INDEPENDENT NEWS

Blocking Labour 'Tragedy' For Fiji, Warns Professo

Published: Mon 3 Sep 2001 11:07 AM
September 2, 2001
Wansolwara Online (USP)
SUVA (Pasifik Nius): A leading political scientist today warned that any attempt to block the deposed Fiji Labour Party from forming a new government if it wins the largest number of seats when counting begins tomorrow will be a "tragedy" for the country.
"There is an enormous effort from the top down to do that," said Associate Professor Scott MacWilliam, of the University of the South Pacific's history/politics department.
"It is disappointing that the position was based upon the claim that there will be violence if the Labour Party wins.
"It simply means that a small number of thugs are holding the country to ransom and that's a tragedy in any country."
Prof MacWilliam's comments, made in a fullpage interview with Daily Post reporter Mithleshni Gurdayal published today, followed lobbying by a group of Fijian lawyers last week to orchestrate a pact between indigenous parties aimed at blocking Labour from forming a government.
Most political observers predict a Labour victory in the general election, in which the week-long voting ended yesterday. Police have set up tight security with razor wire barricades around the four counting centres in Suva.
According to Prof MacWilliam, an Australian: "It is likely that the Labour Party will win the most seats; it is less likely that they will win an absolute majority."

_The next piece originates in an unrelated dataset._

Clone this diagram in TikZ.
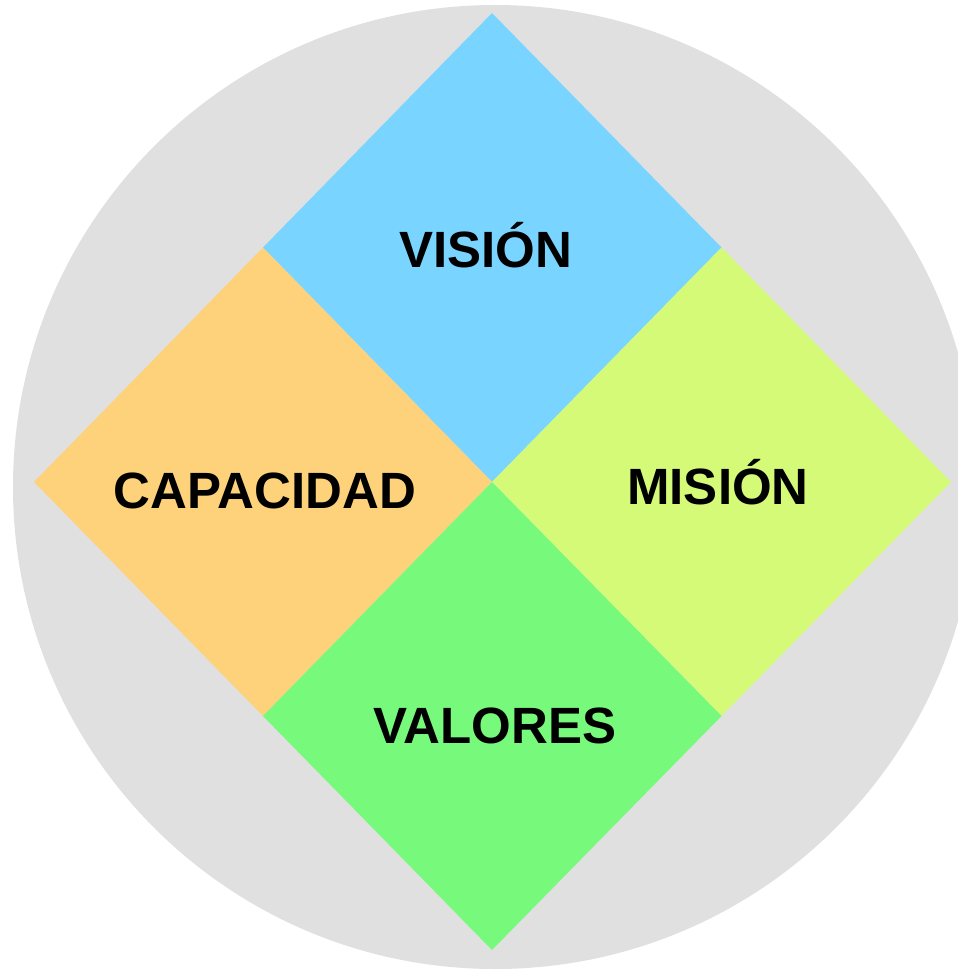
\documentclass[tikz,border=0pt]{standalone}
\usepackage{fontspec}
\setmainfont{Liberation Sans}
\definecolor{bgcircle}{HTML}{E0E0E0}
\definecolor{visionblue}{HTML}{79D5FF}
\definecolor{capacidadorange}{HTML}{FED27B}
\definecolor{misionlime}{HTML}{D4FA78}
\definecolor{valoresgreen}{HTML}{77FA7B}
\begin{document}
\begin{tikzpicture}[x=1pt,y=-1pt,
  label/.style={anchor=base,inner sep=0pt,font=\fontsize{51}{60}\selectfont\bfseries,text=black}]
  \useasboundingbox (0,0) rectangle (958,970);
  \clip (0,0) rectangle (958,970);
  % background disc
  \fill[bgcircle] (495,487) ellipse [x radius=482, y radius=482];
  % diamond corner points
  \coordinate (C) at (492,482);
  \coordinate (T) at (492,13);
  \coordinate (B) at (492,950);
  \coordinate (L) at (34,482);
  \coordinate (R) at (951,482);
  \coordinate (TL) at (263,247.5);
  \coordinate (TR) at (721.5,247.5);
  \coordinate (BL) at (263,716);
  \coordinate (BR) at (721.5,716);
  % four quadrants
  \fill[visionblue] (T) -- (TR) -- (C) -- (TL) -- cycle;
  \fill[capacidadorange] (TL) -- (C) -- (BL) -- (L) -- cycle;
  \fill[misionlime] (TR) -- (R) -- (BR) -- (C) -- cycle;
  \fill[valoresgreen] (C) -- (BR) -- (B) -- (BL) -- cycle;
  % labels
  \node[label] (vision) at (486,267) {VISIÓN};
  \node[label] (capacidad) at (265,508) {CAPACIDAD};
  \node[label] (mision) at (718,504) {MISIÓN};
  \node[label] (valores) at (495,743) {VALORES};
\end{tikzpicture}
\end{document}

Asked whether the election would bring about stability for Fiji, he said the ballot had been conducted in exceptional circumstances and is was debatable about whether elections could ever bring stability by themselves.
"Did the last election in 1999 bring stability?" he asked.
"The [Labour-led] People's Coalition Government had an overwhelming majority of seats in Parliament and yet violence from outside the parliamentary arena eventuated in overthrowing the government.
"It seems that a lot of people take the rhetoric of elections as the way of solving crisis. Nowhere in the world have elections been the sole means of dealing with those matters.
"Elections have been accompanied by other things like presidential security guards and so forth.
"Elections alone don't solve anything."
Prof MacWilliam said it was an exceptional election in the sense that it was not within direct constitutional provisions.
There was also a question about whether the decision to hold an election itself was unconstitutional - "it still hangs in the air".
"What, for instance, has been the effect of all the intimidation, harassment and so forth?" he asked.
"When people talk about a free, fair and open election, it may be that the election process itself is fairly blemish-free or faultless, but what about the background to that?
"How have people been persuaded to vote by either bribes or by threats and fears?"
While Fiji had been undergoing a transition with urbanisation as elswhere in the world, "it's been urbanised in poverty".
Prof MacWilliam said the victory of Labour, which offered policies to address poverty, had been so substantial in 1999 that he had predicted then that the People's Coalition would win the next two elections.
"They had so far completely wiped out the Opposition. It would have taken something very dramatic for them to lose all that support as a result of last year," he said.
"In fact, you could say that there were things that have encouraged people to go to the Labour Party - the job losses and the kinds of appeals that the party had made like cutting off the value-added tax (VAT)," he said.
"Finding jobs would appeal to the poor people. It not only appealed to the Indo-Fijians, but many ethnic Fijians in the urban areas who have seen their living standards decline."
Prof MacWilliam said so much depended on what ethnic Fijians had done with their vote in the urban area.
"Urbanisation is a factor here," he said.
Earlier, in an interview with Wansolwara Online last week, Prof MacWilliam had said many politicians vying for seats in the election were not serious about addressing the need to improve living standards, create employment opportunities or attract international investment.
Instead, they had embarked on a "racialist" campaign similar to that in South Africa.